« Il n’y a pas d’identité culturelle »
Philosophe, helléniste et sinologue traduit dans le monde entier, François Jullien (…) face au débat identitaire qui « traverse l’Europe entière », a voulu mettre la plume dans la plaie. Et mettre les outils de la philosophie au service de tous ceux qui cherchent à s’orienter dans ce débat piégé.
Tout d’abord, rappelle-t-il, « la revendication identitaire est l’expression du refoulé produit par l’uniformisation du monde ». Le global renforce le local, la mondialisation accentue le besoin de nation, l’ouverture des frontières aiguise le repli identitaire. Et « le défaut d’intégration se renverse en intégrisme ».

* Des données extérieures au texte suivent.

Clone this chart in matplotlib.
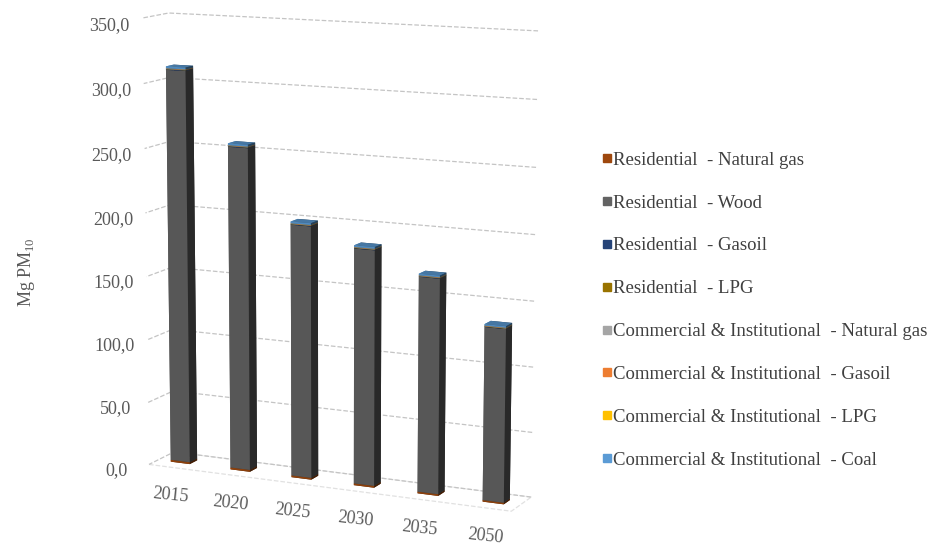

Ainsi, reconnaît François Jullien, l’islamisme menace bien le « commun culturel » en France(…) Le communautarisme menace donc le commun. Mais « l’identité culturelle » n’est pas le mot adéquat pour entrer dans le débat. « On se trompe ici de concept », assure le philosophe. L’identité est quelque chose de figé, alors que « le propre de la culture est de muter et de se transformer ».
La France est à la fois chrétienne et laïque, grecque et romaine, croyante et athée, etc. Ainsi, « il n’y a pas d’identité culturelle », assure-t-il, mais des « ressources » d’intelligence partagées (comme Molière ou Pascal, Rimbaud ou Hugo) qu’il convient d’activer pour résister à cette menace : « une identité se définit, des ressources s’inventorient ».
L’erreur consiste à confondre l’identité et l’identification (à la manière de l’enfant vis-à-vis de ses parents). Or la culture vise au contraire à promouvoir la capacité de « désadhérence ». En un mot, la culture crée de l’écart et non pas de l’identification (Aristote s’écarte de Platon, « le christianisme ouvre un écart avec le judaïsme », etc.)
Ces « ressources » ne sont pas non plus des « valeurs » pour la bonne et simple raison que « si j’adhère aux valeurs chrétiennes, j’aurai du mal à adhérer aux valeurs athées ». Les ressources ne s’excluent pas. Il faut donc les mobiliser contre l’essentialisme et les dérives sectaires.(…)
Philosopher, écrit-il, « c’est s’écarter, sortir des sentiers battus par l’opinion ». Ce que fait parfaitement François Jullien dans cet opuscule savant et combatif destiné à endiguer la dérive identitaire et résister à la menace de l’uniformisation.
« Il n’y a pas d’identité culturelle », de François Jullien. L’Herne, 93 pages, 7,50 euros.